What is NBA Moneyline Betting?
Moneyline betting is a market where bettors are asked to predict which team will come out on top in an NBA game. It doesn’t matter how much that team wins by or how many points they score. All that matters for the purposes of this market is whether or not a bettor is able to accurately predict which side is going to be victorious when the final buzzer sounds.
In moneyline betting, bettors are required to lay extra juice or vig with the team that is favored, whereas they can bet underdogs at a plus price. For example, let’s say the Milwaukee Bucks are -150 favorites over the Miami Heat, who are +125 underdogs. In this example, bettors would have to bet $150 to win $100 on the Bucks or bet $100 to win $125 on the Heat.
How to Place an NBA Moneyline Bet
To place an NBA moneyline bet, bettors have to go to the NBA betting section of their preferred sportsbook. From there, they can select which NBA game they want to wager on and select which side of the moneyline they want to bet on. Once selected, bettors can enter the amount they wish to risk on that moneyline wager and finalize their bet.
Pros and Cons of NBA Moneyline Betting
The biggest positive to moneyline betting on NBA games is the fact that bettors don’t need to worry about the margin of victory or anything like that when they do it. The only thing that matters when betting on NBA moneylines is which team wins that game. The game can even go to overtime, and as long as a bettor picks the winner when overtime is completed, they will cash their ticket.
Another big plus to moneyline betting in pro basketball is the fact that there is often some real value to betting underdogs.
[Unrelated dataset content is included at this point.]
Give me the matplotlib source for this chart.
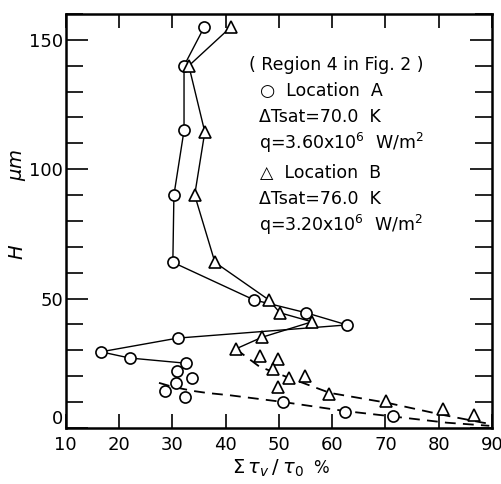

Getting home underdogs at a plus price can be profitable in many cases, as teams tend to perform better at home than they do on the road in the NBA. Bettors who can identify those opportunities can usually do very well for themselves, picking straight-up winners.
On the other hand, the biggest negative of NBA moneyline betting is the prospect of having to lay juice with favorites. Heavy favorites are essentially unplayable on the moneyline market, as bettors may have to lay upwards of $1,000 or more just to win $100 on those heavily favored teams. For bettors who like playing favorites, the point spread market may be the route they want to take instead.